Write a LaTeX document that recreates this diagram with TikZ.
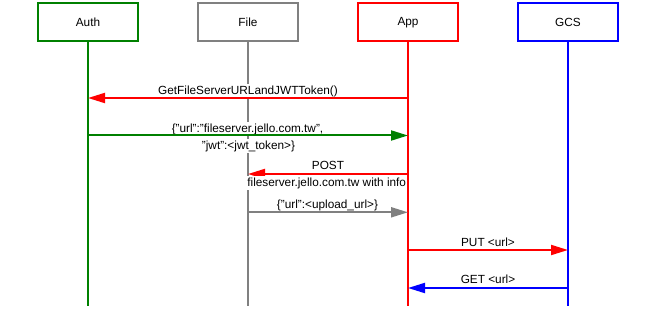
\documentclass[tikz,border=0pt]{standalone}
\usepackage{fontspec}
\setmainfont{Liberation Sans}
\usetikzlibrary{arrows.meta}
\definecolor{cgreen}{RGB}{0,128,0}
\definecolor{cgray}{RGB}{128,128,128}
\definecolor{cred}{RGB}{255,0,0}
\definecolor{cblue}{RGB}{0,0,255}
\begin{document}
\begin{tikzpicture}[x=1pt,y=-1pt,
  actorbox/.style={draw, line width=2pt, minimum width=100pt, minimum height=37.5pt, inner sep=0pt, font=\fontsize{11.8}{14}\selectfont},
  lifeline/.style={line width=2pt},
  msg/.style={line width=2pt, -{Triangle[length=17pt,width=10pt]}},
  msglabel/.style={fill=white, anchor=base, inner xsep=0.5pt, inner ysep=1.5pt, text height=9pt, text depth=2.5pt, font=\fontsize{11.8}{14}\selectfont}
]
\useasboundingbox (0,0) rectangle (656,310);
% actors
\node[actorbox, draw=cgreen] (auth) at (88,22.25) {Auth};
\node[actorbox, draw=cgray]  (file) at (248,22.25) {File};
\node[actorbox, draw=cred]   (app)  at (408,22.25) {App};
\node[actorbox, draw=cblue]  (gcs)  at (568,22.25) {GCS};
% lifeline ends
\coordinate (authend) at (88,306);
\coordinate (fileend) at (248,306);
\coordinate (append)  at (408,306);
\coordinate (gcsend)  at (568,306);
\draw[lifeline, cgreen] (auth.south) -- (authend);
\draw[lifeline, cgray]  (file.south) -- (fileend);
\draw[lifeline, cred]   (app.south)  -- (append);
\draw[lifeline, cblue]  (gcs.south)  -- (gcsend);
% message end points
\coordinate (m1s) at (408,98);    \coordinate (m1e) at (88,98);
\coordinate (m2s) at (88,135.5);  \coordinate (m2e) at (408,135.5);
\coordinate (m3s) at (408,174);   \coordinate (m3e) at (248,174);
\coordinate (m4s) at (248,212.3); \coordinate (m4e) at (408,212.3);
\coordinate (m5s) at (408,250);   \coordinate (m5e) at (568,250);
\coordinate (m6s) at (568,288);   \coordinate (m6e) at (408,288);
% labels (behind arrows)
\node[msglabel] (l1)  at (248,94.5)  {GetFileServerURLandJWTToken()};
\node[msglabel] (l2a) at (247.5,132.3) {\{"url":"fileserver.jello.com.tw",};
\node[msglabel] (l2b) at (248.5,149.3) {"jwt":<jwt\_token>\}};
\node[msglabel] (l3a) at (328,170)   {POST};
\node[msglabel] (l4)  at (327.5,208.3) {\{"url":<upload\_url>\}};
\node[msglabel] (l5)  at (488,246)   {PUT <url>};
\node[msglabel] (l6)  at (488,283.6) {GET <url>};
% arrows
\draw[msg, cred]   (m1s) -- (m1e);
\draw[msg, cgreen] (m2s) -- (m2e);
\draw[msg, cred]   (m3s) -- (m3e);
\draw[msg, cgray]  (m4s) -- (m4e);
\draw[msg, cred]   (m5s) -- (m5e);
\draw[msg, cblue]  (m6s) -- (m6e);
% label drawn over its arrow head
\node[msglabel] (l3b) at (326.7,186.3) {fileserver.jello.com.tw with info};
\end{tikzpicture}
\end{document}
□ □ □
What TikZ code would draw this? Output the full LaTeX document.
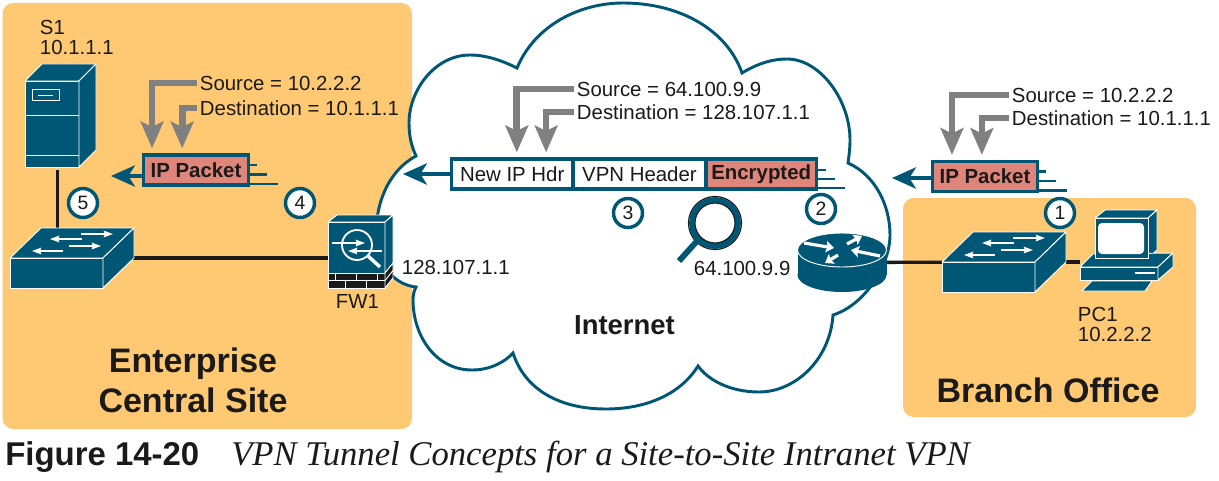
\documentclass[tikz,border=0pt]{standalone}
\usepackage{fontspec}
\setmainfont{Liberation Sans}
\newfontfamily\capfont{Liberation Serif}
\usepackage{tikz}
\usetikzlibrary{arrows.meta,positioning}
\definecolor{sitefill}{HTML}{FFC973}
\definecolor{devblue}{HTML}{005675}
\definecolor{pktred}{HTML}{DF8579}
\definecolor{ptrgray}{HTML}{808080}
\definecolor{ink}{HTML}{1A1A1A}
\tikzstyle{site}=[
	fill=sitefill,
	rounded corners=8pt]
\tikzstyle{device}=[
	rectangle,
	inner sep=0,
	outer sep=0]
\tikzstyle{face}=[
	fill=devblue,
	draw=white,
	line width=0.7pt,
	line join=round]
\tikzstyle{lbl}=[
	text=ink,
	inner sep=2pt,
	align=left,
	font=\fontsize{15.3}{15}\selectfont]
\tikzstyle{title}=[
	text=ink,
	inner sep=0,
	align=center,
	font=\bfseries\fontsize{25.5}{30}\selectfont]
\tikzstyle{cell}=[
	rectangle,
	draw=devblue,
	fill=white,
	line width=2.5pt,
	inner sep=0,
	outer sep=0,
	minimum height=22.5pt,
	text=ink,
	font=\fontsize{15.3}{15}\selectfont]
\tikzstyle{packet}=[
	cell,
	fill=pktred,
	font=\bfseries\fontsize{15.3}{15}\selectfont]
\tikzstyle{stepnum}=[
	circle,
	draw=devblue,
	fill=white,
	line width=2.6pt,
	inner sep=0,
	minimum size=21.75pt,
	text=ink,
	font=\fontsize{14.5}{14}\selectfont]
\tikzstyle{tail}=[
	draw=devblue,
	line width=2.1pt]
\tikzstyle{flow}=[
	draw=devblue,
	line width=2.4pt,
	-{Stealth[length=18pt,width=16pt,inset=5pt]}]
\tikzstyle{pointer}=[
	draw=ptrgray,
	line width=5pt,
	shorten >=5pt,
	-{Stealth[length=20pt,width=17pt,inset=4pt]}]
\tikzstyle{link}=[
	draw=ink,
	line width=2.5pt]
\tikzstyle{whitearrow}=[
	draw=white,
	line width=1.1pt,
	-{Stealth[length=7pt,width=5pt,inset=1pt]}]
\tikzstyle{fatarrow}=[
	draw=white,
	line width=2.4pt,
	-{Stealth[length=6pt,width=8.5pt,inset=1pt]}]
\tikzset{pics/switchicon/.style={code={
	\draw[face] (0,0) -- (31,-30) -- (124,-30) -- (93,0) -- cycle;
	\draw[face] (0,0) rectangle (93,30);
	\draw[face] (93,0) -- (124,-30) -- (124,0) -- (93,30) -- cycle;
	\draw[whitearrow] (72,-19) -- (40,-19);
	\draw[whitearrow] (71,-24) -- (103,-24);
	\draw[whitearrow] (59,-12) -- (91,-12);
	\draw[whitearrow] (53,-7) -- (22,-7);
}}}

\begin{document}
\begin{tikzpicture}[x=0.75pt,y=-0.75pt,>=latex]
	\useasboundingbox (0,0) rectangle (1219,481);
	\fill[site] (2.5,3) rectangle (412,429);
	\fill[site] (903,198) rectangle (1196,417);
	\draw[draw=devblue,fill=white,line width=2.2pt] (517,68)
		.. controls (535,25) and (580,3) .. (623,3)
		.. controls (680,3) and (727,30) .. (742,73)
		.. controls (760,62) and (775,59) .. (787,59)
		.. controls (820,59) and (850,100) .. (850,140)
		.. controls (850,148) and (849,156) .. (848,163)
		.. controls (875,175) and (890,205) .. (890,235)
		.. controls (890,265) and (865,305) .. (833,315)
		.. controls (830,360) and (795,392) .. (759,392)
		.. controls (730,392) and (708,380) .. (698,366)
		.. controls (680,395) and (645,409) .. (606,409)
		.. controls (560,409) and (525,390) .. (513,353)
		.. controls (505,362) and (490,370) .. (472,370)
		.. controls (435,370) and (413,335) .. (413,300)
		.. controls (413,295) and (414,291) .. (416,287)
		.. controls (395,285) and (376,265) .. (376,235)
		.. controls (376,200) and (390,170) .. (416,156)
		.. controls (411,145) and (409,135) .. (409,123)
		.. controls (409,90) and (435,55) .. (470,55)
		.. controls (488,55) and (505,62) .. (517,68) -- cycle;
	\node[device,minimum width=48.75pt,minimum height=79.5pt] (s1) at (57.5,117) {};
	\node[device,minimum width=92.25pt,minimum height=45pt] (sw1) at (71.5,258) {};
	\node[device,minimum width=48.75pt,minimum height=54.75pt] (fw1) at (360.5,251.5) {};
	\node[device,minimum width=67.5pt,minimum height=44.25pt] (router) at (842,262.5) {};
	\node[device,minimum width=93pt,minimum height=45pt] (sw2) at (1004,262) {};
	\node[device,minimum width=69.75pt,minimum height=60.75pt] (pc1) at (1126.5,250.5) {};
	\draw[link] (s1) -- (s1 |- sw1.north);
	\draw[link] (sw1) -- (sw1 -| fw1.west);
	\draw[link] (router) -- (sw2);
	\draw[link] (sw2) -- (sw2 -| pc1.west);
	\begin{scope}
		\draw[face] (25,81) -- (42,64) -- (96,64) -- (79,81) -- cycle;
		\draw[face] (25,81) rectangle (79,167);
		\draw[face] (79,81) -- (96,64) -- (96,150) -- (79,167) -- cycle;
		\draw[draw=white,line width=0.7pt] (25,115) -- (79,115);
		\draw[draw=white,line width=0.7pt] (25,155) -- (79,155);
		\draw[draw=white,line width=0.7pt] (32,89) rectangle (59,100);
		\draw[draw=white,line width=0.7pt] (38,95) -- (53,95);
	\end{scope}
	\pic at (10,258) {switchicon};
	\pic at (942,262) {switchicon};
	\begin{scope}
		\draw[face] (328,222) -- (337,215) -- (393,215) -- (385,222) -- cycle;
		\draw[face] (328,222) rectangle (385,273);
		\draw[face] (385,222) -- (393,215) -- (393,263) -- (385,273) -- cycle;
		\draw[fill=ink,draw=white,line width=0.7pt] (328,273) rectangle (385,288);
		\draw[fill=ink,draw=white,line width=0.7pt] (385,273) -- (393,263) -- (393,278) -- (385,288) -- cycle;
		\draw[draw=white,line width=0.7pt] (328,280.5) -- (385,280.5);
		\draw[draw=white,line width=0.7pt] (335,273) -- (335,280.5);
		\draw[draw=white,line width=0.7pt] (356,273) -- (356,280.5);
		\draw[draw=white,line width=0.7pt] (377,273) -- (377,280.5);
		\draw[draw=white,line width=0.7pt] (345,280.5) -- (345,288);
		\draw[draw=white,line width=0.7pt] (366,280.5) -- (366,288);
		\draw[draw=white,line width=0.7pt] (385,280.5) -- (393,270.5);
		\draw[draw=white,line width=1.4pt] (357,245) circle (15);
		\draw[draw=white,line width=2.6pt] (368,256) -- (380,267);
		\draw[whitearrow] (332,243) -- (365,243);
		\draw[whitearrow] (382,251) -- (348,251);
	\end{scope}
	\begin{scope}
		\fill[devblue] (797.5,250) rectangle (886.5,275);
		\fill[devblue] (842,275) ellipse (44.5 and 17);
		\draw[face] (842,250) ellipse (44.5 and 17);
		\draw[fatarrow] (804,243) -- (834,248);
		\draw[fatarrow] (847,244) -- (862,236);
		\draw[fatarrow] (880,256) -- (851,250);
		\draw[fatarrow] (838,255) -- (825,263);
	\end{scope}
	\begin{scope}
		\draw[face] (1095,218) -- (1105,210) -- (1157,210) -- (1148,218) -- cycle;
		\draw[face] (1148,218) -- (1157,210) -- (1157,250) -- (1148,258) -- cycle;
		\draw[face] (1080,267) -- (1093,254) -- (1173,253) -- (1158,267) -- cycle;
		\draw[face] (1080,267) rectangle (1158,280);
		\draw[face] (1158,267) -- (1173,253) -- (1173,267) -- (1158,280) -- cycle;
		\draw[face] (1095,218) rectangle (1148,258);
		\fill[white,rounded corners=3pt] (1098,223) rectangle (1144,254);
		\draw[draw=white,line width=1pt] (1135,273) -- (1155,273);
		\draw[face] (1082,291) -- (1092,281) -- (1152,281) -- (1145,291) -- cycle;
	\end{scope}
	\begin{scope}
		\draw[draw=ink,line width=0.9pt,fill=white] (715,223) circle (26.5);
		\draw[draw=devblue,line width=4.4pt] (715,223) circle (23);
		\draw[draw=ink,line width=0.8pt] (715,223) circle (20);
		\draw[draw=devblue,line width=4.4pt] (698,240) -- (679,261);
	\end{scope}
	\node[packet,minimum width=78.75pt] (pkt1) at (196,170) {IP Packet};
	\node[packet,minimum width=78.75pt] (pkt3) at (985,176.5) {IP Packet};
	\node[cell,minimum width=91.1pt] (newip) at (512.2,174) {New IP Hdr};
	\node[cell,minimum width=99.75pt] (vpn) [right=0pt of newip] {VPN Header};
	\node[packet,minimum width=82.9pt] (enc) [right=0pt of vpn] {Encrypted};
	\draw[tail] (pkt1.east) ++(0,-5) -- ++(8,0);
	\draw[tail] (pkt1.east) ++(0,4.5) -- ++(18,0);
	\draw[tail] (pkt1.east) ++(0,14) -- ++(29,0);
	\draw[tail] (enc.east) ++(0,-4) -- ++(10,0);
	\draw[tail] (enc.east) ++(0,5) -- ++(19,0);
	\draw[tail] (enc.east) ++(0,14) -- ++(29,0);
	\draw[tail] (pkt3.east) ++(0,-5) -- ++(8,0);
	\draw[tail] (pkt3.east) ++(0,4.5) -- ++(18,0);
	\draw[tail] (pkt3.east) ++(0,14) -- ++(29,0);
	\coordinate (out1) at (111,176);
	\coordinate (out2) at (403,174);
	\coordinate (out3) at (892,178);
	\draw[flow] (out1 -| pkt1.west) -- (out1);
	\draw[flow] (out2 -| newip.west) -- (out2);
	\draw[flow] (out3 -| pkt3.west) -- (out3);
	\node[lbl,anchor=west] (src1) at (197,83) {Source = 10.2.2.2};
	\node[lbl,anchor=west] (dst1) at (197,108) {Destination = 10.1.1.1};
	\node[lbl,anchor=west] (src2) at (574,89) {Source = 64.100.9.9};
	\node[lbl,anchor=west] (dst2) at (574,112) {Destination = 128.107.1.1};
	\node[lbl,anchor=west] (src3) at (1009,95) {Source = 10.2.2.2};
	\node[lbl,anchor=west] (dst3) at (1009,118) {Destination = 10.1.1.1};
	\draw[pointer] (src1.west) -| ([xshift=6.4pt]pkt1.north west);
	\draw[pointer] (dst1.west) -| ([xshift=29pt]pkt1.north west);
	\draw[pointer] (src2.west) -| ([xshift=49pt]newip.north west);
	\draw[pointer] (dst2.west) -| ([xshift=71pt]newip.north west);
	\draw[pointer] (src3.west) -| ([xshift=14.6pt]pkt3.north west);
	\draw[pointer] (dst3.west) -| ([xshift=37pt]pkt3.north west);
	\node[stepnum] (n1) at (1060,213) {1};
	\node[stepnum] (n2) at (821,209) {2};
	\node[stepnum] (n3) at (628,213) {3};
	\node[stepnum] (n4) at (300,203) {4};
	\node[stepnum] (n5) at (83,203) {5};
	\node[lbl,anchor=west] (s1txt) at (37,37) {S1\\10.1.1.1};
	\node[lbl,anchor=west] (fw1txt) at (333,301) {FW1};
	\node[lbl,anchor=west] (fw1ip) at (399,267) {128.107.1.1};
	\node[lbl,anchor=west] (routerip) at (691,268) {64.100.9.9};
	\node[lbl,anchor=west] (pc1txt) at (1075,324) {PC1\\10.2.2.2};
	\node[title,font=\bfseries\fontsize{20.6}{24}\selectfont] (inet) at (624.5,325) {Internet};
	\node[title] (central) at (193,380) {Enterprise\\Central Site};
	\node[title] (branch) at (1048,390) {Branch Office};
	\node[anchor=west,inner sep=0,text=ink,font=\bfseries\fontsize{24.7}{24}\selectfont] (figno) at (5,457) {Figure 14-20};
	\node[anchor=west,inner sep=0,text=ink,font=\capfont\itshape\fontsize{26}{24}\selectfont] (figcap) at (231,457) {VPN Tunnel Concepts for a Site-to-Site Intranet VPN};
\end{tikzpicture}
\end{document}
□ □ □
=== What is needed ===
Gather up every line from the listing above in which the word "with" occurs.

=== Response to the task ===
Write a LaTeX document that recreates this diagram with TikZ.
\node[msglabel] (l3b) at (326.7,186.3) {fileserver.jello.com.tw with info};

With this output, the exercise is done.